Fortunately, those children are still small enough that they are unlikely to do anyone any serious harm--yet. And fortunately, we do exert some control over most of our children--not enough, but some. But for many of our society's children, no one is exerting any civilizing influence, and juvenile crime is a predictable consequence of that state of affairs.
A sociopathological criminal is an adult with the infantile expectations, demands, rages, and frustrations of a two-year-old, but with an adult's power to act on those feelings, and no adult ability to control his impulses. We have a lot of those sociopaths these days, and we're scared to death of them.
Unfortunately, their behaviors are at the extreme range of a type of attitude and behavior that we see all too often even in our "normal" children: I want what I want, I want it now, I don't want to do anything I don't feel like doing, and you'd better show me respect, but don't expect me to show you any. It's an extraordinary sense of entitlement, and it fuels extraordinary behavior when the individual's desires are frustrated.

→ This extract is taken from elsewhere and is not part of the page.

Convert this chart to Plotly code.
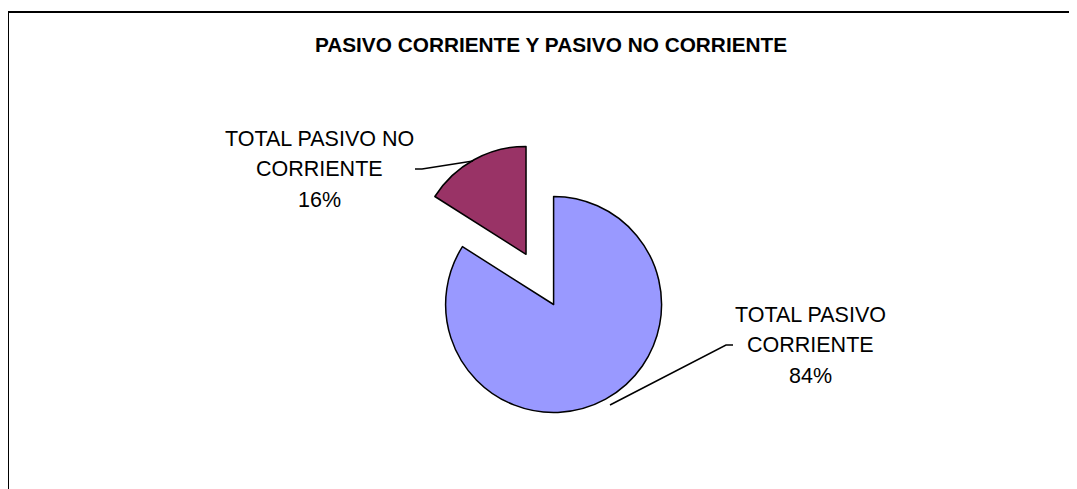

Of course, our children didn't grow up like this by accident. My generation, the baby-boomers, were already pretty spoiled by the time we had our children. We were so busy finding ourselves, following our bliss, doing our own thing, and fulfilling our own potential, that we didn't think what we owed our children. We neglected to raise them to be happy, well-adjusted, properly socialized and civilized adults, because we couldn't spare the time or energy from our own pursuits to devote it to our children.
We gave them what we thought they wanted so they would shut up and leave us alone to pursue what we thought we wanted.